● **Exercise description**
Transcribe all of the data exactly. Omit the pictures.

***

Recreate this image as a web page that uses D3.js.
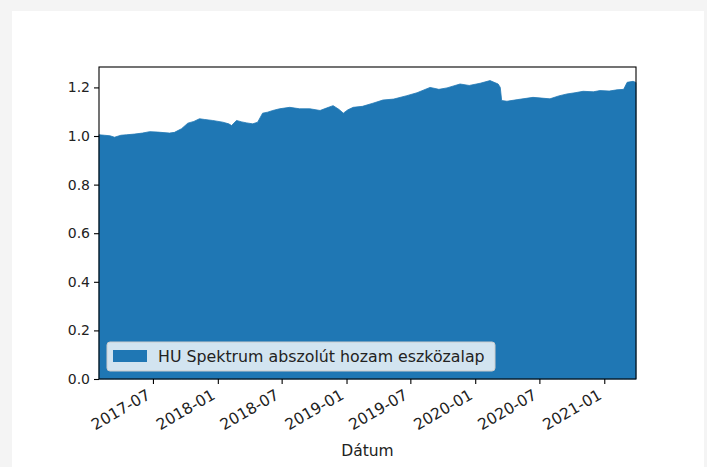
<!DOCTYPE html>
<html>
<head>
<meta charset="utf-8">
<script src="https://cdn.jsdelivr.net/npm/d3@7"></script>
<style>
  html, body { margin: 0; padding: 0; background: #f4f4f4; }
  #card { position: absolute; left: 12px; top: 11px; width: 692px; height: 456px; background: #fff; }
  svg { position: absolute; left: 0; top: 0; }
</style>
</head>
<body>
<div id="card"></div>
<svg id="chart" width="707" height="467"></svg>
<script>
// Fund value (net asset value index)
const dates = [
    "2017-01-29", "2017-02-14", "2017-03-01", "2017-03-14", "2017-04-01", "2017-04-17",
    "2017-05-10", "2017-06-01", "2017-06-22", "2017-07-15", "2017-08-17", "2017-08-31",
    "2017-09-20", "2017-10-08", "2017-10-25", "2017-11-10", "2017-11-25", "2017-12-17",
    "2018-01-15", "2018-02-01", "2018-02-09", "2018-02-23", "2018-03-10", "2018-03-24",
    "2018-04-10", "2018-04-24", "2018-05-08", "2018-05-22", "2018-06-06", "2018-06-25",
    "2018-07-24", "2018-08-21", "2018-09-19", "2018-10-18", "2018-11-05", "2018-11-24",
    "2018-12-10", "2018-12-23", "2019-01-05", "2019-01-20", "2019-02-15", "2019-03-17",
    "2019-04-14", "2019-05-15", "2019-06-21", "2019-07-20", "2019-08-26", "2019-09-20",
    "2019-10-13", "2019-11-19", "2019-12-15", "2020-01-15", "2020-02-12", "2020-03-06",
    "2020-03-12", "2020-03-16", "2020-03-31", "2020-05-01", "2020-06-13", "2020-07-31",
    "2020-08-25", "2020-09-17", "2020-10-10", "2020-11-02", "2020-12-01", "2020-12-20",
    "2021-01-15", "2021-02-06", "2021-02-25", "2021-03-07", "2021-03-24", "2021-04-01"
];
const values = [
    1.005, 1.003, 1.001, 0.995, 1.003, 1.005,
    1.008, 1.012, 1.018, 1.016, 1.012, 1.015,
    1.030, 1.053, 1.060, 1.071, 1.068, 1.064,
    1.057, 1.050, 1.043, 1.064, 1.058, 1.054,
    1.050, 1.057, 1.094, 1.098, 1.105, 1.112,
    1.118, 1.112, 1.112, 1.105, 1.115, 1.125,
    1.110, 1.094, 1.108, 1.118, 1.122, 1.135,
    1.148, 1.152, 1.166, 1.178, 1.200, 1.192,
    1.198, 1.214, 1.208, 1.217, 1.228, 1.214,
    1.200, 1.146, 1.143, 1.150, 1.159, 1.153,
    1.165, 1.173, 1.178, 1.184, 1.182, 1.187,
    1.185, 1.190, 1.192, 1.221, 1.225, 1.220
];
const yTicks = [0.0, 0.2, 0.4, 0.6, 0.8, 1.0, 1.2];
const xTicks = ["2017-07-01", "2018-01-01", "2018-07-01", "2019-01-01",
                "2019-07-01", "2020-01-01", "2020-07-01", "2021-01-01"];
const seriesName = "HU Spektrum abszolút hozam eszközalap";
const xLabel = "Dátum";

const parse = d3.timeParse("%Y-%m-%d");
const data = dates.map((d, i) => ({ date: parse(d), value: values[i] }));

const svg = d3.select("#chart");
const margin = { left: 99, top: 67, right: 707 - 636, bottom: 467 - 379 };
const innerWidth = 707 - margin.left - margin.right;
const innerHeight = 467 - margin.top - margin.bottom;
const font = "'DejaVu Sans', sans-serif";
const blue = "#1f77b4";

const xScale = d3.scaleTime()
    .domain(d3.extent(data, (d) => d.date))
    .range([0, innerWidth]);
const yScale = d3.scaleLinear()
    .domain([0, 1.284])
    .range([innerHeight, 0]);

const g = svg.append("g")
    .attr("transform", `translate(${margin.left},${margin.top})`);

// Filled area
const area = d3.area()
    .x((d) => xScale(d.date))
    .y0(yScale(0))
    .y1((d) => yScale(d.value));
g.append("path")
    .datum(data)
    .attr("fill", blue)
    .attr("stroke", blue)
    .attr("stroke-width", 0.8)
    .attr("d", area);

// Y axis
const yAxisG = g.append("g").call(
    d3.axisLeft(yScale)
        .tickValues(yTicks)
        .tickSize(5)
        .tickPadding(4)
        .tickFormat(d3.format(".1f"))
);
yAxisG.select(".domain").remove();
yAxisG.selectAll(".tick line").attr("stroke", "#000").attr("stroke-width", 1.1);
yAxisG.selectAll("text")
    .style("font-family", font)
    .style("font-size", "14px")
    .style("fill", "#222");

// X axis with rotated labels
const xAxisG = g.append("g")
    .attr("transform", `translate(0,${innerHeight})`)
    .call(
        d3.axisBottom(xScale)
            .tickValues(xTicks.map(parse))
            .tickSize(5)
            .tickFormat(d3.timeFormat("%Y-%m"))
    );
xAxisG.select(".domain").remove();
xAxisG.selectAll(".tick line").attr("stroke", "#000").attr("stroke-width", 1.1);
xAxisG.selectAll("text")
    .attr("text-anchor", "end")
    .attr("dy", null)
    .attr("y", 0)
    .attr("transform", "translate(-2,19) rotate(-30)")
    .style("font-family", font)
    .style("font-size", "15.5px")
    .style("fill", "#222");

// Frame (spines)
g.append("rect")
    .attr("x", 0).attr("y", 0)
    .attr("width", innerWidth).attr("height", innerHeight)
    .attr("fill", "none")
    .attr("stroke", "#000")
    .attr("stroke-width", 1.1);

// X axis title
g.append("text")
    .attr("x", innerWidth / 2)
    .attr("y", innerHeight + 77)
    .attr("text-anchor", "middle")
    .text(xLabel)
    .style("font-family", font)
    .style("font-size", "15.5px")
    .style("fill", "#222");

// Legend (bottom-left)
const legend = g.append("g")
    .attr("transform", `translate(8, ${innerHeight - 37})`);
legend.append("rect")
    .attr("x", 0).attr("y", 0)
    .attr("width", 388).attr("height", 29)
    .attr("rx", 3)
    .attr("fill", "rgba(255,255,255,0.8)")
    .attr("stroke", "#cccccc")
    .attr("stroke-width", 1);
legend.append("rect")
    .attr("x", 6).attr("y", 8)
    .attr("width", 34).attr("height", 12)
    .attr("fill", blue);
legend.append("text")
    .attr("x", 51).attr("y", 20)
    .text(seriesName)
    .style("font-family", font)
    .style("font-size", "15.8px")
    .style("fill", "#222");
</script>
</body>
</html>
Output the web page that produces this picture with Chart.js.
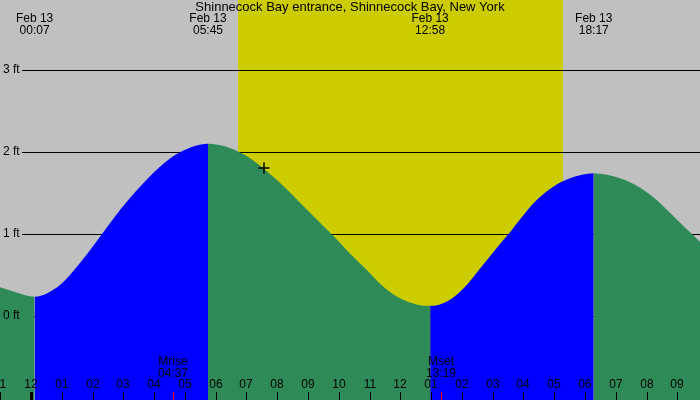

***

● **Exercise response**
Recreate this image as a web page that uses D3.js.
<!DOCTYPE html>
<html>
<head>
<meta charset="utf-8">
<script src="https://cdn.jsdelivr.net/npm/d3@7"></script>
<style>
  html, body { margin: 0; padding: 0; background: #f4f4f4; }
  #card { position: absolute; left: 12px; top: 11px; width: 692px; height: 456px; background: #fff; }
  svg { position: absolute; left: 0; top: 0; }
</style>
</head>
<body>
<div id="card"></div>
<svg id="chart" width="707" height="467"></svg>
<script>
// Fund value (net asset value index)
const dates = [
    "2017-01-29", "2017-02-14", "2017-03-01", "2017-03-14", "2017-04-01", "2017-04-17",
    "2017-05-10", "2017-06-01", "2017-06-22", "2017-07-15", "2017-08-17", "2017-08-31",
    "2017-09-20", "2017-10-08", "2017-10-25", "2017-11-10", "2017-11-25", "2017-12-17",
    "2018-01-15", "2018-02-01", "2018-02-09", "2018-02-23", "2018-03-10", "2018-03-24",
    "2018-04-10", "2018-04-24", "2018-05-08", "2018-05-22", "2018-06-06", "2018-06-25",
    "2018-07-24", "2018-08-21", "2018-09-19", "2018-10-18", "2018-11-05", "2018-11-24",
    "2018-12-10", "2018-12-23", "2019-01-05", "2019-01-20", "2019-02-15", "2019-03-17",
    "2019-04-14", "2019-05-15", "2019-06-21", "2019-07-20", "2019-08-26", "2019-09-20",
    "2019-10-13", "2019-11-19", "2019-12-15", "2020-01-15", "2020-02-12", "2020-03-06",
    "2020-03-12", "2020-03-16", "2020-03-31", "2020-05-01", "2020-06-13", "2020-07-31",
    "2020-08-25", "2020-09-17", "2020-10-10", "2020-11-02", "2020-12-01", "2020-12-20",
    "2021-01-15", "2021-02-06", "2021-02-25", "2021-03-07", "2021-03-24", "2021-04-01"
];
const values = [
    1.005, 1.003, 1.001, 0.995, 1.003, 1.005,
    1.008, 1.012, 1.018, 1.016, 1.012, 1.015,
    1.030, 1.053, 1.060, 1.071, 1.068, 1.064,
    1.057, 1.050, 1.043, 1.064, 1.058, 1.054,
    1.050, 1.057, 1.094, 1.098, 1.105, 1.112,
    1.118, 1.112, 1.112, 1.105, 1.115, 1.125,
    1.110, 1.094, 1.108, 1.118, 1.122, 1.135,
    1.148, 1.152, 1.166, 1.178, 1.200, 1.192,
    1.198, 1.214, 1.208, 1.217, 1.228, 1.214,
    1.200, 1.146, 1.143, 1.150, 1.159, 1.153,
    1.165, 1.173, 1.178, 1.184, 1.182, 1.187,
    1.185, 1.190, 1.192, 1.221, 1.225, 1.220
];
const yTicks = [0.0, 0.2, 0.4, 0.6, 0.8, 1.0, 1.2];
const xTicks = ["2017-07-01", "2018-01-01", "2018-07-01", "2019-01-01",
                "2019-07-01", "2020-01-01", "2020-07-01", "2021-01-01"];
const seriesName = "HU Spektrum abszolút hozam eszközalap";
const xLabel = "Dátum";

const parse = d3.timeParse("%Y-%m-%d");
const data = dates.map((d, i) => ({ date: parse(d), value: values[i] }));

const svg = d3.select("#chart");
const margin = { left: 99, top: 67, right: 707 - 636, bottom: 467 - 379 };
const innerWidth = 707 - margin.left - margin.right;
const innerHeight = 467 - margin.top - margin.bottom;
const font = "'DejaVu Sans', sans-serif";
const blue = "#1f77b4";

const xScale = d3.scaleTime()
    .domain(d3.extent(data, (d) => d.date))
    .range([0, innerWidth]);
const yScale = d3.scaleLinear()
    .domain([0, 1.284])
    .range([innerHeight, 0]);

const g = svg.append("g")
    .attr("transform", `translate(${margin.left},${margin.top})`);

// Filled area
const area = d3.area()
    .x((d) => xScale(d.date))
    .y0(yScale(0))
    .y1((d) => yScale(d.value));
g.append("path")
    .datum(data)
    .attr("fill", blue)
    .attr("stroke", blue)
    .attr("stroke-width", 0.8)
    .attr("d", area);

// Y axis
const yAxisG = g.append("g").call(
    d3.axisLeft(yScale)
        .tickValues(yTicks)
        .tickSize(5)
        .tickPadding(4)
        .tickFormat(d3.format(".1f"))
);
yAxisG.select(".domain").remove();
yAxisG.selectAll(".tick line").attr("stroke", "#000").attr("stroke-width", 1.1);
yAxisG.selectAll("text")
    .style("font-family", font)
    .style("font-size", "14px")
    .style("fill", "#222");

// X axis with rotated labels
const xAxisG = g.append("g")
    .attr("transform", `translate(0,${innerHeight})`)
    .call(
        d3.axisBottom(xScale)
            .tickValues(xTicks.map(parse))
            .tickSize(5)
            .tickFormat(d3.timeFormat("%Y-%m"))
    );
xAxisG.select(".domain").remove();
xAxisG.selectAll(".tick line").attr("stroke", "#000").attr("stroke-width", 1.1);
xAxisG.selectAll("text")
    .attr("text-anchor", "end")
    .attr("dy", null)
    .attr("y", 0)
    .attr("transform", "translate(-2,19) rotate(-30)")
    .style("font-family", font)
    .style("font-size", "15.5px")
    .style("fill", "#222");

// Frame (spines)
g.append("rect")
    .attr("x", 0).attr("y", 0)
    .attr("width", innerWidth).attr("height", innerHeight)
    .attr("fill", "none")
    .attr("stroke", "#000")
    .attr("stroke-width", 1.1);

// X axis title
g.append("text")
    .attr("x", innerWidth / 2)
    .attr("y", innerHeight + 77)
    .attr("text-anchor", "middle")
    .text(xLabel)
    .style("font-family", font)
    .style("font-size", "15.5px")
    .style("fill", "#222");

// Legend (bottom-left)
const legend = g.append("g")
    .attr("transform", `translate(8, ${innerHeight - 37})`);
legend.append("rect")
    .attr("x", 0).attr("y", 0)
    .attr("width", 388).attr("height", 29)
    .attr("rx", 3)
    .attr("fill", "rgba(255,255,255,0.8)")
    .attr("stroke", "#cccccc")
    .attr("stroke-width", 1);
legend.append("rect")
    .attr("x", 6).attr("y", 8)
    .attr("width", 34).attr("height", 12)
    .attr("fill", blue);
legend.append("text")
    .attr("x", 51).attr("y", 20)
    .text(seriesName)
    .style("font-family", font)
    .style("font-size", "15.8px")
    .style("fill", "#222");
</script>
</body>
</html>
Output the web page that produces this picture with Chart.js.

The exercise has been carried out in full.